**Written task**
For the entries below, how many lines include the word "this"? Give the figure and nothing more.

**Extracted entries**

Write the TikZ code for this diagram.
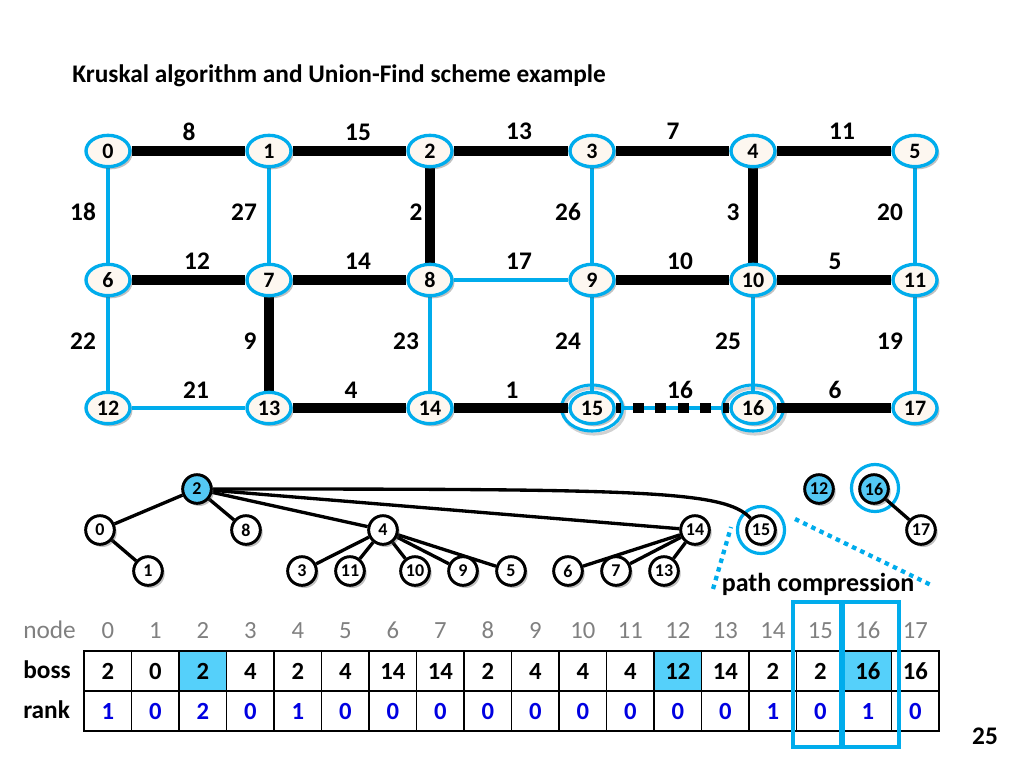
\documentclass[tikz,border=0pt]{standalone}
\usepackage{fontspec}
\setmainfont{Carlito}
\usetikzlibrary{shapes.geometric,shadows}
\definecolor{eblue}{RGB}{0,172,236}
\definecolor{cream}{RGB}{253,247,240}
\definecolor{tblue}{RGB}{84,200,244}
\definecolor{hblue}{RGB}{85,208,250}
\definecolor{rblue}{RGB}{0,0,225}
\definecolor{hgray}{RGB}{128,128,128}
\pgfdeclarelayer{ringlayer}
\pgfdeclarelayer{edgelayer}
\pgfsetlayers{ringlayer,edgelayer,main}
\tikzset{
  shad/.style={drop shadow={shadow xshift=1.8pt,shadow yshift=-2pt,opacity=0.35,fill=black!70}},
  gnode/.style={ellipse,draw=eblue,line width=2.5pt,fill=cream,minimum width=33pt,minimum height=23.5pt,
    inner sep=0pt,font=\fontsize{16.5}{16.5}\selectfont\bfseries,shad},
  gring/.style={ellipse,draw=eblue,line width=2.3pt,minimum width=45.8pt,minimum height=34.5pt,inner sep=0pt},
  gringshadow/.style={ellipse,draw=black!30,line width=2.3pt,minimum width=45.8pt,minimum height=34.5pt,inner sep=0pt,opacity=0.6},
  thickedge/.style={draw=black,line width=6.9pt},
  thinedge/.style={draw=eblue,line width=2.6pt},
  wlabel/.style={font=\fontsize{19}{19}\selectfont\bfseries,inner sep=0pt},
  tnode/.style={circle,draw=black,line width=2.2pt,fill=white,minimum size=21.5pt,inner sep=0pt,
    font=\fontsize{13.5}{13.5}\selectfont\bfseries,shad},
  troot/.style={tnode,fill=tblue},
  tring/.style={circle,draw=eblue,line width=2.4pt,minimum size=35.3pt,inner sep=0pt},
  tedge/.style={draw=black,line width=2.5pt},
  pcline/.style={draw=eblue,line width=3.2pt,dash pattern=on 3.4pt off 3.4pt},
  cell/.style={rectangle,draw=black,line width=1.1pt,minimum width=35.625pt,minimum height=30pt,inner sep=0pt,
    font=\fontsize{18.5}{18.5}\selectfont\bfseries},
  hdr/.style={anchor=base,inner sep=0pt,text=hgray,font=\fontsize{18.5}{18.5}\selectfont},
  rowlabel/.style={anchor=base west,inner sep=0pt,font=\fontsize{19}{19}\selectfont\bfseries},
  selbox/.style={draw=eblue,line width=2.3pt}
}
\begin{document}
\begin{tikzpicture}[x=0.75pt,y=-0.75pt]
\useasboundingbox (0,0) rectangle (1024,768);

% title
\node[anchor=base west,inner sep=0pt,font=\fontsize{19}{19}\selectfont\bfseries] (title) at (72,82)
  {Kruskal algorithm and Union-Find scheme example};

% ---------- grid graph ----------
\foreach \r in {0,1,2}{
  \foreach \c in {0,...,5}{
    \pgfmathtruncatemacro\id{6*\r+\c}
    \pgfmathsetmacro\xx{{108,269,430,592,753,915}[\c]}
    \pgfmathsetmacro\yy{{151,280,408}[\r]}
    \node[gnode] (g\id) at (\xx,\yy) {\id};
  }
}
\begin{pgfonlayer}{ringlayer}
  \node[gringshadow] (rs15) at (594,411) {};
  \node[gringshadow] (rs16) at (755,411) {};
  \node[gring] (r15) at (592,408) {};
  \node[gring] (r16) at (753,408) {};
\end{pgfonlayer}
\begin{pgfonlayer}{edgelayer}
  \foreach \a/\b/\s in {0/1/thickedge,1/2/thickedge,2/3/thickedge,3/4/thickedge,4/5/thickedge,
      0/6/thinedge,1/7/thinedge,2/8/thickedge,3/9/thinedge,4/10/thickedge,5/11/thinedge,
      6/7/thickedge,7/8/thickedge,8/9/thinedge,9/10/thickedge,10/11/thickedge,
      6/12/thinedge,7/13/thickedge,8/14/thinedge,9/15/thinedge,10/16/thinedge,11/17/thinedge,
      12/13/thinedge,13/14/thickedge,14/15/thickedge,16/17/thickedge}{
    \draw[\s] (g\a) -- (g\b);
  }
  \draw[thinedge] (g15) -- (g16);
  \draw[draw=black,line width=6.9pt,dash pattern=on 8.25pt off 8.6pt,dash phase=3.9pt] (g15) -- (g16);
\end{pgfonlayer}

% weights
\foreach \w/\x/\y [count=\k] in {8/189/132,15/358/132,13/519/131,7/673/131,11/842/131,
    18/83/212,27/244/212,2/416/212,26/568/212,3/733/212,20/890/212,
    12/197/261,14/358/261,17/519/261,10/680/261,5/835/261,
    22/83/341,9/250/341,23/406/341,24/568/341,25/728/341,19/890/341,
    21/196/390,4/351/390,1/512/390,16/680/390,6/835/390}{
  \node[wlabel] (w\k) at (\x,\y) {\w};
}

% ---------- union-find forest ----------
\node[troot] (t2) at (197,489) {2};
\node[tnode] (t0) at (100,530) {0};
\node[tnode] (t8) at (246,530) {8};
\node[tnode] (t1) at (148,571) {1};
\node[tnode] (t4) at (383,530) {4};
\node[tnode] (t3) at (302,571) {3};
\node[tnode] (t11) at (350,571) {11};
\node[tnode] (t10) at (415,571) {10};
\node[tnode] (t9) at (463,571) {9};
\node[tnode] (t5) at (511,571) {5};
\node[tnode] (t14) at (695,530) {14};
\node[tnode] (t6) at (568,571) {6};
\node[tnode] (t7) at (616,571) {7};
\node[tnode] (t13) at (664,571) {13};
\node[tnode] (t15) at (761,530) {15};
\node[troot] (t12) at (819,489) {12};
\node[troot] (t16) at (874,489) {16};
\node[tnode] (t17) at (921,530) {17};
\begin{pgfonlayer}{ringlayer}
  \node[tring] (tr15) at (761,530) {};
  \node[tring] (tr16) at (875,488) {};
\end{pgfonlayer}
\begin{pgfonlayer}{edgelayer}
  \foreach \a/\b in {2/0,0/1,2/8,2/4,4/3,4/11,4/10,4/9,4/5,2/14,14/6,14/7,14/13,16/17}{
    \draw[tedge] (t\a) -- (t\b);
  }
  \draw[tedge] (t2) .. controls (640,489) and (725,490) .. (t15);
\end{pgfonlayer}

% path compression
\coordinate (pa1) at (713,589);
\coordinate (pa2) at (731,527);
\coordinate (pb1) at (795,519);
\coordinate (pb2) at (931,585);
\draw[pcline] (pa1) -- (pa2);
\draw[pcline] (pb1) -- (pb2);
\node[anchor=base,inner sep=0pt,font=\fontsize{19.5}{19.5}\selectfont\bfseries] (pc) at (818,591) {path compression};

% ---------- table ----------
\foreach \i in {2,12,16}{
  \fill[hblue] ({84+47.5*\i},651) rectangle ({84+47.5*(\i+1)},691);
}
\node[rowlabel,text=hgray,font=\fontsize{19}{19}\selectfont] (lnode) at (23,638) {node};
\node[rowlabel] (lboss) at (23,678) {boss};
\node[rowlabel] (lrank) at (23,718) {rank};
\foreach \b/\r [count=\i from 0] in {2/1,0/0,2/2,4/0,2/1,4/0,14/0,14/0,2/0,4/0,4/0,4/0,12/0,14/0,2/1,2/0,16/1,16/0}{
  \pgfmathsetmacro\cx{107.75+47.5*\i}
  \node[hdr] (h\i) at (\cx,638) {\i};
  \node[cell] (b\i) at (\cx,671) {\b};
  \node[cell,text=rblue] (k\i) at (\cx,711) {\r};
}
\draw[selbox] (793,602) rectangle (843,747);
\draw[selbox] (841,602) rectangle (899,747);

\node[font=\fontsize{19}{19}\selectfont\bfseries,inner sep=0pt] (pnum) at (985,736) {25};
\end{tikzpicture}
\end{document}
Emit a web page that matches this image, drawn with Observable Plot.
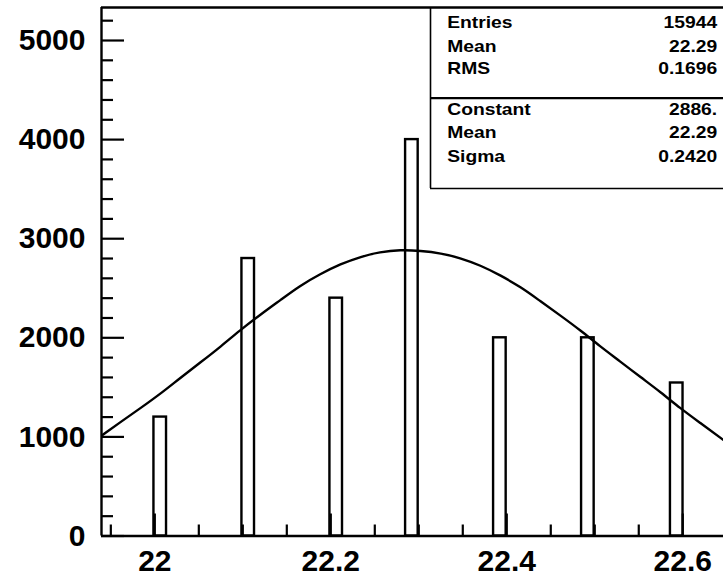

**Full response**
2